Source data:
§

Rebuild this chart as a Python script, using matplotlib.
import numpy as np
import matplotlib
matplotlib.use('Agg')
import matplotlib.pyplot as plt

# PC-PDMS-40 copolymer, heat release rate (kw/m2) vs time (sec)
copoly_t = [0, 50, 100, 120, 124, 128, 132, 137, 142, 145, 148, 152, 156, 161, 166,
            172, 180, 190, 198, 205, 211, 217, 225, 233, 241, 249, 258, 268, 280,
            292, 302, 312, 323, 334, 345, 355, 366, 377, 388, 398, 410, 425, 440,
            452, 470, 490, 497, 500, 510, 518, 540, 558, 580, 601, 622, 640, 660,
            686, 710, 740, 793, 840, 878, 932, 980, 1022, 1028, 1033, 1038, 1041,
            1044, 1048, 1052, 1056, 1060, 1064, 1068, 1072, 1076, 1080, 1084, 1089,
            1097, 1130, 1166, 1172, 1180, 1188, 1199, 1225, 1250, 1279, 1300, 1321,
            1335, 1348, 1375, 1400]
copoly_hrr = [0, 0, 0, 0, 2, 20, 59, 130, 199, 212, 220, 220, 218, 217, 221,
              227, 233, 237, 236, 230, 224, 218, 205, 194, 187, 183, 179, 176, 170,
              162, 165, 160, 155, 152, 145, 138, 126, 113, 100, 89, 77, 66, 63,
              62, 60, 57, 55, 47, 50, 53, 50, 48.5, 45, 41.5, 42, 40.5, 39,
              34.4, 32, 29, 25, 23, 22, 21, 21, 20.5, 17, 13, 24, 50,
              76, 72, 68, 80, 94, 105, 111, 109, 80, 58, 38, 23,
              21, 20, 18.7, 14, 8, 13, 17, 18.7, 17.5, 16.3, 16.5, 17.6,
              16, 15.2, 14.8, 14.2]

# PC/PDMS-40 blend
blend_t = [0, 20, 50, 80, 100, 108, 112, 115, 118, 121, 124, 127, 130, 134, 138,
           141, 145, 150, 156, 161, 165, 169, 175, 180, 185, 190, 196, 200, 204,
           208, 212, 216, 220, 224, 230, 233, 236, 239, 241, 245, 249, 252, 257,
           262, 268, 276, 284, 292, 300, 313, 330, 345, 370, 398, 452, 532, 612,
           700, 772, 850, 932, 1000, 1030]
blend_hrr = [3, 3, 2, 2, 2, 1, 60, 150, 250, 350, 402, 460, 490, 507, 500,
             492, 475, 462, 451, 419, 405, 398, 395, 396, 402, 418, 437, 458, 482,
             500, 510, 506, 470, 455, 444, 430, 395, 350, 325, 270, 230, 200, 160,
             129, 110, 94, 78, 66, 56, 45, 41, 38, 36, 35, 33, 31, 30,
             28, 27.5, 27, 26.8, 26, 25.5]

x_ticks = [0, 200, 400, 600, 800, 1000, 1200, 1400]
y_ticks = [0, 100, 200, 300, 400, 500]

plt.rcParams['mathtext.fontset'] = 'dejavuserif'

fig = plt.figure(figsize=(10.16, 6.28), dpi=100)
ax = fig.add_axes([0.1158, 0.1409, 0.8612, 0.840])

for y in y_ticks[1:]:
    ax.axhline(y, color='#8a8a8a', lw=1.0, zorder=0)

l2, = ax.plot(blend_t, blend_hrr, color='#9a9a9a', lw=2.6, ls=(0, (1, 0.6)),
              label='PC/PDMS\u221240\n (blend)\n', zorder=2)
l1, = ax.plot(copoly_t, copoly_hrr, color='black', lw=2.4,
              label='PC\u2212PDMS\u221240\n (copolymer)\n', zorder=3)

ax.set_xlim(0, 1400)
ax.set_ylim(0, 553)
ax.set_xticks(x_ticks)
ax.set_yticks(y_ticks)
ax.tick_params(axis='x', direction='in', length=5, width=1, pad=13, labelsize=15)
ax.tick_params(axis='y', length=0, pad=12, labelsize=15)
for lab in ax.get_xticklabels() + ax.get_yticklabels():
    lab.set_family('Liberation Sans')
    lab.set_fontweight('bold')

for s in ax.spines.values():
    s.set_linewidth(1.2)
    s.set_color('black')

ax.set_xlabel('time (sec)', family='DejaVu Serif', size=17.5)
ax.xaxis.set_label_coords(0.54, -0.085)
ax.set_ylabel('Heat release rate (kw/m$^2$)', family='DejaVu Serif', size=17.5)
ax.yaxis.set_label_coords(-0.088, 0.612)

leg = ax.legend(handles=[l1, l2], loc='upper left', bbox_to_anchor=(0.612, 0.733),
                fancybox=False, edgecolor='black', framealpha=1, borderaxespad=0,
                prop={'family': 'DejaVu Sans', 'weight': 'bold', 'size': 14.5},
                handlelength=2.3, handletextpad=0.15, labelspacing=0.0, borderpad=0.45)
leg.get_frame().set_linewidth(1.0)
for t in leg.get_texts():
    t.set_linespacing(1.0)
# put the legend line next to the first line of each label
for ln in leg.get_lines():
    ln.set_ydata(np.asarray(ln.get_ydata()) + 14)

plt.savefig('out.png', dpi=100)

§

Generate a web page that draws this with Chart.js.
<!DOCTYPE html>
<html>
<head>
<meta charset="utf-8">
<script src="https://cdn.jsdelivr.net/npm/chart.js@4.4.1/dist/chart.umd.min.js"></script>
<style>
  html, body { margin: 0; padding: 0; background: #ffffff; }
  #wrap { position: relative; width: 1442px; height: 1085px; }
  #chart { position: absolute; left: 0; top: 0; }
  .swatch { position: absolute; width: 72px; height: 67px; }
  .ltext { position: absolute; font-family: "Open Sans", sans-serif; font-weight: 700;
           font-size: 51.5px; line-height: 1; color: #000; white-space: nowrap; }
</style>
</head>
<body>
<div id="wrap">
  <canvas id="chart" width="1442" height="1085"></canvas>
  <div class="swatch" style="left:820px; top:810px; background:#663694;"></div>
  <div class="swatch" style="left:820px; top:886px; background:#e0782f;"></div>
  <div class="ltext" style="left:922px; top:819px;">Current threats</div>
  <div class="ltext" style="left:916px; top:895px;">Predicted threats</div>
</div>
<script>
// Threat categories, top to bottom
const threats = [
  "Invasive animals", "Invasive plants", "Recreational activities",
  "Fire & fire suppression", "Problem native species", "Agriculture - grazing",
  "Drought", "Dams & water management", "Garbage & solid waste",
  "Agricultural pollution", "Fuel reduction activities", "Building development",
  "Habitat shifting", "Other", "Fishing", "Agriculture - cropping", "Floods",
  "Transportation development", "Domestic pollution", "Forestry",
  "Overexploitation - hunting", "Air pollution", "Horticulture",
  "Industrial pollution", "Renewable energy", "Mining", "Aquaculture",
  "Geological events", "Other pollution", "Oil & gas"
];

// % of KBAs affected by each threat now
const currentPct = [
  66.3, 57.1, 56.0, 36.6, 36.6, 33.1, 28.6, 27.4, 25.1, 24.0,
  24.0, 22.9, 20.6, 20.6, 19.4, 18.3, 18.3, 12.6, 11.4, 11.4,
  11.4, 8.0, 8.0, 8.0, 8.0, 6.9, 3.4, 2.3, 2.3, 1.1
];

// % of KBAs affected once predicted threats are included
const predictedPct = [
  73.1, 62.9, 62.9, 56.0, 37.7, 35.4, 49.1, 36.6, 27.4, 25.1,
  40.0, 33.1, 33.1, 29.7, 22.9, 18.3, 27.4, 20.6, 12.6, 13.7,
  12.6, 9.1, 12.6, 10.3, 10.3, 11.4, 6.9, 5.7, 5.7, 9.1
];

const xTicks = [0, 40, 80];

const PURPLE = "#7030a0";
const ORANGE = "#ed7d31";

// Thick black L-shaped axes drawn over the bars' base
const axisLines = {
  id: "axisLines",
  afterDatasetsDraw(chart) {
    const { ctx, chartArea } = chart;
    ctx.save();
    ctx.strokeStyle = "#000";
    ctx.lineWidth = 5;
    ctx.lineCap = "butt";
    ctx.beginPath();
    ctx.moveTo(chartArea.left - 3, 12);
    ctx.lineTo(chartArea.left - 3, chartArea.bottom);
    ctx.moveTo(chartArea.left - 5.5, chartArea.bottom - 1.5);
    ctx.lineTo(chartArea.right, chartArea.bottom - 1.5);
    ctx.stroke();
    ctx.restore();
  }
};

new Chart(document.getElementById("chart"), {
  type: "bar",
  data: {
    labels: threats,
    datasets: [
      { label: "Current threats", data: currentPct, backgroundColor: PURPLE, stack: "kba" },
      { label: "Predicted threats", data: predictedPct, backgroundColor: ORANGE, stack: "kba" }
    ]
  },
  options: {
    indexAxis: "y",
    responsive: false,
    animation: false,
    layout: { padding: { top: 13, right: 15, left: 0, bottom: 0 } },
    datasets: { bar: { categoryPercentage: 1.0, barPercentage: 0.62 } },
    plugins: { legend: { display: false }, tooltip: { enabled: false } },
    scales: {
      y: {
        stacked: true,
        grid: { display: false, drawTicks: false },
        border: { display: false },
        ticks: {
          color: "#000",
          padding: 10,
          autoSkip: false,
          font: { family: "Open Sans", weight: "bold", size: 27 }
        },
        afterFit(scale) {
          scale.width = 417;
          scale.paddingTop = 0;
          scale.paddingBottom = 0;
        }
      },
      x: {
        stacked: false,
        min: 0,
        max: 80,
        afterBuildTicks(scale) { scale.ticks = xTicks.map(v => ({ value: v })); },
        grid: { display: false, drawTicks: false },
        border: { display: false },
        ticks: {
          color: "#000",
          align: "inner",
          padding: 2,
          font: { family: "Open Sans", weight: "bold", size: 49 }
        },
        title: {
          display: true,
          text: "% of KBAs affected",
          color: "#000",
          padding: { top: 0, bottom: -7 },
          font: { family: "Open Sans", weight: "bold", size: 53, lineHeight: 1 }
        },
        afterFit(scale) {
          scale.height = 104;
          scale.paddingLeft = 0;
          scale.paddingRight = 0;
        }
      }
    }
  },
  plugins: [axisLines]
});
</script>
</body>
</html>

§

Write out exactly the lines running from the line containing "Rebuild this chart" to the line containing "import matplotlib.pyplot as plt", with both of those lines included.

Final result:
Rebuild this chart as a Python script, using matplotlib.
import numpy as np
import matplotlib
matplotlib.use('Agg')
import matplotlib.pyplot as plt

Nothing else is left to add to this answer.